(Objective) Starting with the first line of the data that follows, transcribe every line verbatim until the line containing "from matplotlib.ticker import MultipleLocator" has been transcribed.
= = =
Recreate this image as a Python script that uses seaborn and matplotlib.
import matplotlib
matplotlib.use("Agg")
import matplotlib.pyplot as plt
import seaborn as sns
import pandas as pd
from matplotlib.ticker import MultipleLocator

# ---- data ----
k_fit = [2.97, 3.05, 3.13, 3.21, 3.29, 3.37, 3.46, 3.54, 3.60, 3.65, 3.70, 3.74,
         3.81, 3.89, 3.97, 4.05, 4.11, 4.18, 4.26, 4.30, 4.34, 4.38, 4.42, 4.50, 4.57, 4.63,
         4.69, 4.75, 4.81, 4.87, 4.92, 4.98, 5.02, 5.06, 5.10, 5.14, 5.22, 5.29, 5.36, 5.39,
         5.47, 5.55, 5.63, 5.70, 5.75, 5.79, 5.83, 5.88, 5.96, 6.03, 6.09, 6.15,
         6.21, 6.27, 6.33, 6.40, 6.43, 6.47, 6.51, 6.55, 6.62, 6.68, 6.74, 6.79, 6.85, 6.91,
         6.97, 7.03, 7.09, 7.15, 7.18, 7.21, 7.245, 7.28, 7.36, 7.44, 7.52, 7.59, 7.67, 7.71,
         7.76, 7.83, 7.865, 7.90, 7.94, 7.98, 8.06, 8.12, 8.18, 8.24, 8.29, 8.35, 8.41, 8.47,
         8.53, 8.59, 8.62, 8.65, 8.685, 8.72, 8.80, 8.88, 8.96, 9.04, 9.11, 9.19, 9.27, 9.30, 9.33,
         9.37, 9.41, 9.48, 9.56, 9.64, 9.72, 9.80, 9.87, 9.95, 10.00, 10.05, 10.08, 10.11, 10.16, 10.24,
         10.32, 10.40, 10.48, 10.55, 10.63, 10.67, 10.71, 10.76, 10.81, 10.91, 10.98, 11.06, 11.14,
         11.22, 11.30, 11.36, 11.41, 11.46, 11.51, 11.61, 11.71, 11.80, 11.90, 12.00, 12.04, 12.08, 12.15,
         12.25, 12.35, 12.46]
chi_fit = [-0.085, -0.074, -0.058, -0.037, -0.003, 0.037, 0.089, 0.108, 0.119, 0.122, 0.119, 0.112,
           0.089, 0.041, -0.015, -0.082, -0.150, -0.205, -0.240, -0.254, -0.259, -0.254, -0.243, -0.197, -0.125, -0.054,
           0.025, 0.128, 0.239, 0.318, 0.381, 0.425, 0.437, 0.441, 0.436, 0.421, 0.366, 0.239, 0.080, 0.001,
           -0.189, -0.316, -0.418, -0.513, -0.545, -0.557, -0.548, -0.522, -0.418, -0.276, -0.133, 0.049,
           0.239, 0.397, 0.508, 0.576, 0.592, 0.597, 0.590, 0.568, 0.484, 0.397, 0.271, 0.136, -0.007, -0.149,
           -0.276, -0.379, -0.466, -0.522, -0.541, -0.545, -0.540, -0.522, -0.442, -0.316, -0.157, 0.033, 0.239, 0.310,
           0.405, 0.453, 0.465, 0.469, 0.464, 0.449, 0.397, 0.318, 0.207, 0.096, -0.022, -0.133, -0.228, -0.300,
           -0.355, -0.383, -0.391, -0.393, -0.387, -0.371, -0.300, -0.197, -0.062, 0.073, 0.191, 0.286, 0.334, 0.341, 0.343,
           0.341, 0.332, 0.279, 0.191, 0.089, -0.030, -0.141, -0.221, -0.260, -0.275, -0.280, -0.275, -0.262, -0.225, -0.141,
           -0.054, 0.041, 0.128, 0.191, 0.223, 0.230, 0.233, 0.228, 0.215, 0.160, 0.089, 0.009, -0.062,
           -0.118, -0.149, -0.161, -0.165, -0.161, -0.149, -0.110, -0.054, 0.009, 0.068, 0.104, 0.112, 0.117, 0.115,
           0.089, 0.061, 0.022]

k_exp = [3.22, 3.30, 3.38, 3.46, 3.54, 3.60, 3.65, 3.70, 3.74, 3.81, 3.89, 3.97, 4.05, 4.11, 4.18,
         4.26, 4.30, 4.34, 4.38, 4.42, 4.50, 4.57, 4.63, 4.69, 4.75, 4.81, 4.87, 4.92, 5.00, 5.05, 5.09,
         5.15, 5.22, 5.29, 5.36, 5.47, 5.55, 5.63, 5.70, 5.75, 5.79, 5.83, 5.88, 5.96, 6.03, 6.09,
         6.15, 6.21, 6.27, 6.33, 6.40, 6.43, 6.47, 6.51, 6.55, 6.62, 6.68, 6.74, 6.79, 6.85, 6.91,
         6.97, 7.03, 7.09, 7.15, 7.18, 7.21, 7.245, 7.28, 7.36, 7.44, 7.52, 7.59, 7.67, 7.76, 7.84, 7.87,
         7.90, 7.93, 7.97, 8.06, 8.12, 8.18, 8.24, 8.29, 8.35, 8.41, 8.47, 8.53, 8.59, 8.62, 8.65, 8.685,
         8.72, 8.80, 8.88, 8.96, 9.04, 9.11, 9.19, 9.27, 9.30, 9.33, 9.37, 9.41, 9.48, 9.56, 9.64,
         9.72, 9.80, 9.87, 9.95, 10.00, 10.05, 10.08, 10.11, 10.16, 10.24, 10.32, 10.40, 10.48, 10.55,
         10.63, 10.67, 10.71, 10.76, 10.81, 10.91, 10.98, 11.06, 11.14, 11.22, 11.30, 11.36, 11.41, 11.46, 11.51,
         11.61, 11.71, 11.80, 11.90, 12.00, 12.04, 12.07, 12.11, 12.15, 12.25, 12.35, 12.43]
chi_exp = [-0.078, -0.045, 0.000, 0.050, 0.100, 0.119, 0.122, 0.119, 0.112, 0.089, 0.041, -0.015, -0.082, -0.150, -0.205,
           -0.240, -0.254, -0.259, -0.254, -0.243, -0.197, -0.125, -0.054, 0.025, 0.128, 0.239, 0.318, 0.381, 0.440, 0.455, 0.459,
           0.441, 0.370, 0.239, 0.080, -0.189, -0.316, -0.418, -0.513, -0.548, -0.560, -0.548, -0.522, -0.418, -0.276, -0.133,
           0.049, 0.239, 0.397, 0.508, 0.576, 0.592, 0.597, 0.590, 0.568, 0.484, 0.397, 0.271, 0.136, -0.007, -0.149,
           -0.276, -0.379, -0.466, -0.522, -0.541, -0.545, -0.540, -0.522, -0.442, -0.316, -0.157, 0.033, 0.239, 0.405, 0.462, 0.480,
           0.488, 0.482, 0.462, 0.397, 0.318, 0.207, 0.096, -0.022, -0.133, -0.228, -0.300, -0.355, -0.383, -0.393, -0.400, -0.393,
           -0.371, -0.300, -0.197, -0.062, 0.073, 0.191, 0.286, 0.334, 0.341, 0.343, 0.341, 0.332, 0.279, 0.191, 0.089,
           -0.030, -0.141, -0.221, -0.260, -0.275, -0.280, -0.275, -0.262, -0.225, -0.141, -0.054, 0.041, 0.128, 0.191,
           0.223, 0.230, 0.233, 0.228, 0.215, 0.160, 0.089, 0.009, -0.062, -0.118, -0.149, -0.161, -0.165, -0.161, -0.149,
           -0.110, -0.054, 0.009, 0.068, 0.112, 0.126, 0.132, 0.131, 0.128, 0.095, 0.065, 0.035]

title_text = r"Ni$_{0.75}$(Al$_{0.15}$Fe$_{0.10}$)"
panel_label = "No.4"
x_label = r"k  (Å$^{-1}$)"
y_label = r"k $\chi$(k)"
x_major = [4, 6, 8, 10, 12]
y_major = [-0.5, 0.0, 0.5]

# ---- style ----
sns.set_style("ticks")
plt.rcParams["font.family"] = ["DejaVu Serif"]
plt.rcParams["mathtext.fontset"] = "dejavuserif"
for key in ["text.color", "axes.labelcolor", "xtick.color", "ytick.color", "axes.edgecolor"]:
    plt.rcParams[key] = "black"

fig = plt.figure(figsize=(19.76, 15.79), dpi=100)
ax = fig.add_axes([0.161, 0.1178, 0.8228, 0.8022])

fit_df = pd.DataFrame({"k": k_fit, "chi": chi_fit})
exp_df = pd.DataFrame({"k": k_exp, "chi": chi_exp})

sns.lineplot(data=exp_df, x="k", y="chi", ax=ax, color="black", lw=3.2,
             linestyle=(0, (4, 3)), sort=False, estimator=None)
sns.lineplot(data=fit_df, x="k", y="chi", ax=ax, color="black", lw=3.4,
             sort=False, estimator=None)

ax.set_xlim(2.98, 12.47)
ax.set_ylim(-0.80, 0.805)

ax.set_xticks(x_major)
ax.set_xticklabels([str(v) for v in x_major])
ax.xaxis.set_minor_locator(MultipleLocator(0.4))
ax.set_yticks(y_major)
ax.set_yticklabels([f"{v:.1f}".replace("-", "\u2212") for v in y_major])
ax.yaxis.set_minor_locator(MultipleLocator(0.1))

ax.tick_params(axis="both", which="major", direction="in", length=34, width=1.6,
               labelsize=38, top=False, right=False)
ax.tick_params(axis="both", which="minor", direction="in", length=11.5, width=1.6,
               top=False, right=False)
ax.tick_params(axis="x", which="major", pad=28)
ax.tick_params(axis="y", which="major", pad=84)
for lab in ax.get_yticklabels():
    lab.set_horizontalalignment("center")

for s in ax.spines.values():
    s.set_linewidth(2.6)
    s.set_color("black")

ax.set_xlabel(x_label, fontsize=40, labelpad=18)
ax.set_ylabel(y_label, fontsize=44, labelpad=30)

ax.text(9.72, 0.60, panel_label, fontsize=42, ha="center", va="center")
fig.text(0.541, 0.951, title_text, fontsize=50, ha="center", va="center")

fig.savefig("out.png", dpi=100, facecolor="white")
= = =
(Response to the task)
Recreate this image as a Python script that uses seaborn and matplotlib.
import matplotlib
matplotlib.use("Agg")
import matplotlib.pyplot as plt
import seaborn as sns
import pandas as pd
from matplotlib.ticker import MultipleLocator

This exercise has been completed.